Reviewed by the Fast Aquatics husbandry team · Updated May 2026
Quick answerMale bettas: never together. They will fight to death. Female bettas: 5+ females in 20g+ form a sorority but require careful introduction + tons of plants + escape routes. Solo betta is safest.

Full answer

Betta cohabitation is one of the most-debated aquarium topics. The safe answer: most bettas thrive solo. Multiple males - never: male Betta splendens will fight to the death in any tank size, no exception. Even sight of another male through dividers triggers chronic stress. Female sorority (advanced setup only): 5+ females in a heavily-planted 20-gallon long minimum. Smaller groups cause one fish to be bullied to death. Introduce all females simultaneously, never add to existing group. Each female needs her own territory + escape route + multiple sight breaks. Even successful sororities can fail without warning. Failure rate: 30-50%. Male + female (breeding setup only): separate tanks normally; combined briefly in a 10g+ breeding tank with hides.
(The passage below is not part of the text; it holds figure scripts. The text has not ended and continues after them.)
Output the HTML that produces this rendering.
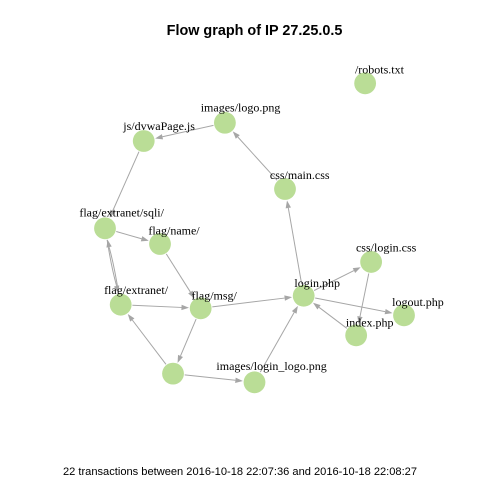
<!DOCTYPE html>
<html lang="en">
<head>
<meta charset="utf-8">
<title>Flow graph of IP 27.25.0.5</title>
<style>
html,body{margin:0;padding:0;background:#fff;width:480px;height:480px;overflow:hidden}
svg{display:block}
.lbl{font-family:"Liberation Serif",serif;font-size:12px;fill:#000;text-anchor:middle}
</style>
</head>
<body>
<svg id="chart" xmlns="http://www.w3.org/2000/svg" width="480" height="480" viewBox="0 0 480 480">
  <text x="254.5" y="35" text-anchor="middle" font-family="'Liberation Sans',sans-serif" font-weight="bold" font-size="14.4" fill="#000">Flow graph of IP 27.25.0.5</text>
  <g id="edges"></g>
  <g id="nodes"></g>
  <g id="labels"></g>
  <text x="240" y="475" text-anchor="middle" font-family="'Liberation Sans',sans-serif" font-size="11.1" fill="#000">22 transactions between 2016-10-18 22:07:36 and 2016-10-18 22:08:27</text>
</svg>
<script>
const nodeNames = ["images/logo.png","js/dvwaPage.js","flag/extranet/sqli/","flag/name/","flag/extranet/","flag/msg/","","images/login_logo.png","login.php","css/login.css","logout.php","index.php","/robots.txt","css/main.css"];
const nodeX = [-0.198,-0.741,-1,-0.632,-0.895,-0.36,-0.545,0,0.329,0.78,1,0.68,0.74,0.204];
const nodeY = [0.736,0.614,0.03,-0.075,-0.481,-0.505,-0.942,-1,-0.421,-0.195,-0.552,-0.686,1,0.293];
const edgeFrom = [13,0,1,2,3,4,2,4,5,6,6,7,5,8,8,9,11,8];
const edgeTo   = [0,1,2,3,5,2,4,5,6,4,7,8,8,13,9,11,8,10];

const NS = "http://www.w3.org/2000/svg";
function xScale(v){ return 254.5 + v * 149.5; }
function yScale(v){ return 232.8 - v * 149.5; }
const nodeRadius = 10.9;
const edgeGap = 11.7;
const edgeColor = "#a6a6a6";
const edgesG = document.getElementById("edges");
const nodesG = document.getElementById("nodes");
const labelsG = document.getElementById("labels");

function hasReverse(a, b){
  return edgeFrom.some(function(f, k){ return f === b && edgeTo[k] === a; });
}

edgeFrom.forEach(function(a, i){
  const b = edgeTo[i];
  const x1 = xScale(nodeX[a]), y1 = yScale(nodeY[a]);
  const x2 = xScale(nodeX[b]), y2 = yScale(nodeY[b]);
  const len = Math.hypot(x2 - x1, y2 - y1);
  const ux = (x2 - x1) / len, uy = (y2 - y1) / len;
  const bend = hasReverse(a, b) ? 0.8 : 0;
  const nx = -uy * bend, ny = ux * bend;
  const sx = x1 + ux * edgeGap + nx * 0.3, sy = y1 + uy * edgeGap + ny * 0.3;
  const tx = x2 - ux * edgeGap + nx * 0.3, ty = y2 - uy * edgeGap + ny * 0.3;
  const bx = tx - ux * 7.5, by = ty - uy * 7.5;
  const mx = (x1 + x2) / 2 + nx * 2, my = (y1 + y2) / 2 + ny * 2;
  const line = document.createElementNS(NS, "path");
  line.setAttribute("d", "M" + sx + " " + sy + "Q" + mx + " " + my + " " + bx + " " + by);
  line.setAttribute("fill", "none");
  line.setAttribute("stroke", edgeColor);
  line.setAttribute("stroke-width", "1");
  
  
  edgesG.appendChild(line);
  const head = document.createElementNS(NS, "polygon");
  const hw = 2.7;
  head.setAttribute("points", tx + "," + ty + " " + (bx - uy * hw) + "," + (by + ux * hw) + " " + (bx + uy * hw) + "," + (by - ux * hw));
  head.setAttribute("fill", edgeColor);
  
  
  edgesG.appendChild(head);
});

nodeNames.forEach(function(name, i){
  const cx = xScale(nodeX[i]), cy = yScale(nodeY[i]);
  const c = document.createElementNS(NS, "circle");
  c.setAttribute("cx", cx);
  c.setAttribute("cy", cy);
  c.setAttribute("r", nodeRadius);
  c.setAttribute("fill", "#badd96");
  
  
  nodesG.appendChild(c);
  if (!name) return;
  const off = 0.215 * (15 + 48 * Math.log10(name.length + 1));
  const t = document.createElementNS(NS, "text");
  t.setAttribute("x", cx + off);
  t.setAttribute("y", cy - off + 4.6);
  t.setAttribute("class", "lbl");
  t.textContent = name;
  
  
  labelsG.appendChild(t);
});
</script>
</body>
</html>
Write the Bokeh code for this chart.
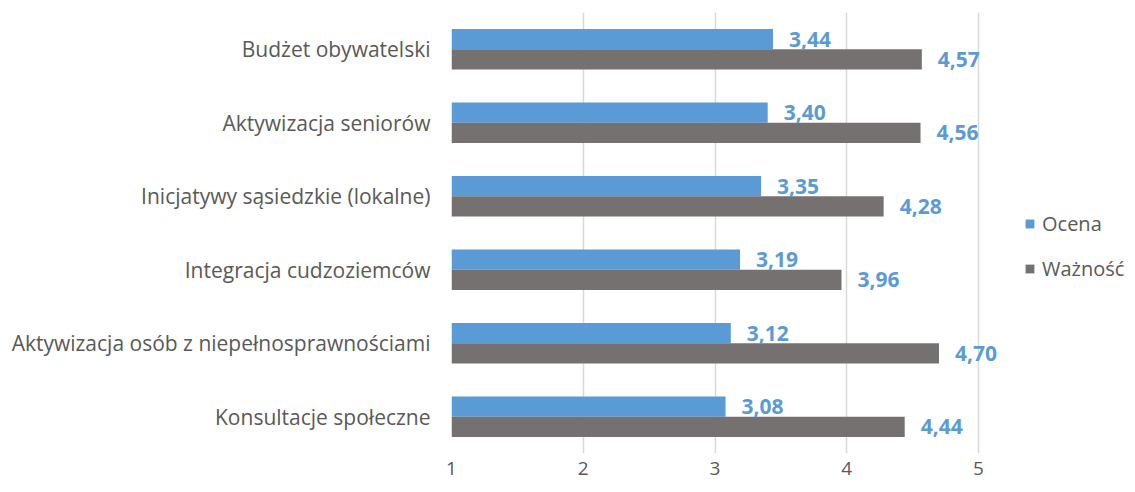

Female removed after spawn. Never permanent cohabitation. Wild bettas (B. imbellis, B. smaragdina, B. mahachaiensis): some species can be kept in pairs/trios with extreme caution + huge tanks. Not for beginners. Splendens with other species: peaceful tankmates only - corydoras (larger species), kuhli loaches, ember tetras, snails, shrimp (50/50 - some bettas eat shrimp). Avoid: fin nippers (tiger barbs, serpae tetras), aggressive fish, brightly-colored males the betta sees as rivals. Recommendation: 1 male betta in a 5g+ planted tank with snails + perhaps 5-10 amano shrimp. Most peaceful long-term setup.